▶ **The problem**: Without the images, write out the whole listing exactly.

▶ **Raw data**:
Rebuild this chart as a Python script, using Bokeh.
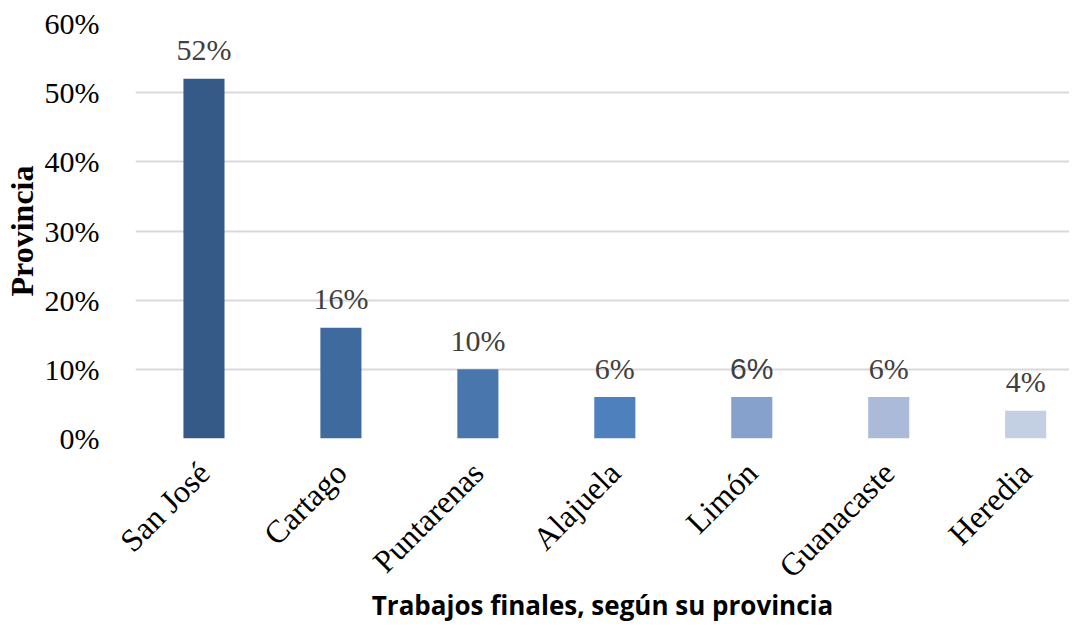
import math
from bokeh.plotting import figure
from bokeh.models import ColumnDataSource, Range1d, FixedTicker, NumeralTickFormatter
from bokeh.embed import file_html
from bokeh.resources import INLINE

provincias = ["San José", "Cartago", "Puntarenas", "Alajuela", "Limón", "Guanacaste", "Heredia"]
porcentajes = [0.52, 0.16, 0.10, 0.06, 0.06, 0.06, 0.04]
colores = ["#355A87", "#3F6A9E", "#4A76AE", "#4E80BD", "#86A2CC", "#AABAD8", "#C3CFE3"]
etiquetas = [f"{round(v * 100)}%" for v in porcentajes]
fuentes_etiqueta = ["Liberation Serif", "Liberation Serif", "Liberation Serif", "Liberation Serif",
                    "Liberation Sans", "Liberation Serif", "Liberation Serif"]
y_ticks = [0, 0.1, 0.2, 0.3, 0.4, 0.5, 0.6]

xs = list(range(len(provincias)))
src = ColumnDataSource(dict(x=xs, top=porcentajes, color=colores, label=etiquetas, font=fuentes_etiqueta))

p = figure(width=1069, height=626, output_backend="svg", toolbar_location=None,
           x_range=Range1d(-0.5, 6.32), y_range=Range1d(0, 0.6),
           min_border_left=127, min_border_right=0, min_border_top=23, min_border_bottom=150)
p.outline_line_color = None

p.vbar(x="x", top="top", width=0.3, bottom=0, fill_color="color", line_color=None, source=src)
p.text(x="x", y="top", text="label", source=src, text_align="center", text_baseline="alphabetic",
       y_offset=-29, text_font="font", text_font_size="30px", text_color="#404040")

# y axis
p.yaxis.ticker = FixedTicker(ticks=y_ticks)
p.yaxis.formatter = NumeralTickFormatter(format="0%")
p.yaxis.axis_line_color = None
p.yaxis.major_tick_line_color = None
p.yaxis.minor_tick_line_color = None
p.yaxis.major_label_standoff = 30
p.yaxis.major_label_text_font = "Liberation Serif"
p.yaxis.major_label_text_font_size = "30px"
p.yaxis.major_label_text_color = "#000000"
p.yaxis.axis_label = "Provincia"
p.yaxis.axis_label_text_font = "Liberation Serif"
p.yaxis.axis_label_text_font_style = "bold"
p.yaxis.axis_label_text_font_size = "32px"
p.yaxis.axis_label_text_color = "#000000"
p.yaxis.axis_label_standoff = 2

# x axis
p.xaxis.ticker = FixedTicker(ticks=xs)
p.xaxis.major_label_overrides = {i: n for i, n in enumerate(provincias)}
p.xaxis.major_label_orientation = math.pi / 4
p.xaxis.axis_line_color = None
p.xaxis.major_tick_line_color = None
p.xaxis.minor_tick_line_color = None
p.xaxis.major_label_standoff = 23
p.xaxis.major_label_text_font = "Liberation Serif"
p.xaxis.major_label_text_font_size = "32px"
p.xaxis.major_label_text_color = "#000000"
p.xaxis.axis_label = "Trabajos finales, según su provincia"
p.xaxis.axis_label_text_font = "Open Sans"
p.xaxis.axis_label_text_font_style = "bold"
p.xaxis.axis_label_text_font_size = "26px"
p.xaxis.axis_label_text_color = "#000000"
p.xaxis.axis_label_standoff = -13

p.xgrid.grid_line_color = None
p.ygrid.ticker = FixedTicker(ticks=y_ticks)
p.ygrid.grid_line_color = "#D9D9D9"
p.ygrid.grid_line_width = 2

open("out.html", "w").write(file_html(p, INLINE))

▶ **Expected answer**:
Rebuild this chart as a Python script, using Bokeh.
import math
from bokeh.plotting import figure
from bokeh.models import ColumnDataSource, Range1d, FixedTicker, NumeralTickFormatter
from bokeh.embed import file_html
from bokeh.resources import INLINE

provincias = ["San José", "Cartago", "Puntarenas", "Alajuela", "Limón", "Guanacaste", "Heredia"]
porcentajes = [0.52, 0.16, 0.10, 0.06, 0.06, 0.06, 0.04]
colores = ["#355A87", "#3F6A9E", "#4A76AE", "#4E80BD", "#86A2CC", "#AABAD8", "#C3CFE3"]
etiquetas = [f"{round(v * 100)}%" for v in porcentajes]
fuentes_etiqueta = ["Liberation Serif", "Liberation Serif", "Liberation Serif", "Liberation Serif",
                    "Liberation Sans", "Liberation Serif", "Liberation Serif"]
y_ticks = [0, 0.1, 0.2, 0.3, 0.4, 0.5, 0.6]

xs = list(range(len(provincias)))
src = ColumnDataSource(dict(x=xs, top=porcentajes, color=colores, label=etiquetas, font=fuentes_etiqueta))

p = figure(width=1069, height=626, output_backend="svg", toolbar_location=None,
           x_range=Range1d(-0.5, 6.32), y_range=Range1d(0, 0.6),
           min_border_left=127, min_border_right=0, min_border_top=23, min_border_bottom=150)
p.outline_line_color = None

p.vbar(x="x", top="top", width=0.3, bottom=0, fill_color="color", line_color=None, source=src)
p.text(x="x", y="top", text="label", source=src, text_align="center", text_baseline="alphabetic",
       y_offset=-29, text_font="font", text_font_size="30px", text_color="#404040")

# y axis
p.yaxis.ticker = FixedTicker(ticks=y_ticks)
p.yaxis.formatter = NumeralTickFormatter(format="0%")
p.yaxis.axis_line_color = None
p.yaxis.major_tick_line_color = None
p.yaxis.minor_tick_line_color = None
p.yaxis.major_label_standoff = 30
p.yaxis.major_label_text_font = "Liberation Serif"
p.yaxis.major_label_text_font_size = "30px"
p.yaxis.major_label_text_color = "#000000"
p.yaxis.axis_label = "Provincia"
p.yaxis.axis_label_text_font = "Liberation Serif"
p.yaxis.axis_label_text_font_style = "bold"
p.yaxis.axis_label_text_font_size = "32px"
p.yaxis.axis_label_text_color = "#000000"
p.yaxis.axis_label_standoff = 2

# x axis
p.xaxis.ticker = FixedTicker(ticks=xs)
p.xaxis.major_label_overrides = {i: n for i, n in enumerate(provincias)}
p.xaxis.major_label_orientation = math.pi / 4
p.xaxis.axis_line_color = None
p.xaxis.major_tick_line_color = None
p.xaxis.minor_tick_line_color = None
p.xaxis.major_label_standoff = 23
p.xaxis.major_label_text_font = "Liberation Serif"
p.xaxis.major_label_text_font_size = "32px"
p.xaxis.major_label_text_color = "#000000"
p.xaxis.axis_label = "Trabajos finales, según su provincia"
p.xaxis.axis_label_text_font = "Open Sans"
p.xaxis.axis_label_text_font_style = "bold"
p.xaxis.axis_label_text_font_size = "26px"
p.xaxis.axis_label_text_color = "#000000"
p.xaxis.axis_label_standoff = -13

p.xgrid.grid_line_color = None
p.ygrid.ticker = FixedTicker(ticks=y_ticks)
p.ygrid.grid_line_color = "#D9D9D9"
p.ygrid.grid_line_width = 2

open("out.html", "w").write(file_html(p, INLINE))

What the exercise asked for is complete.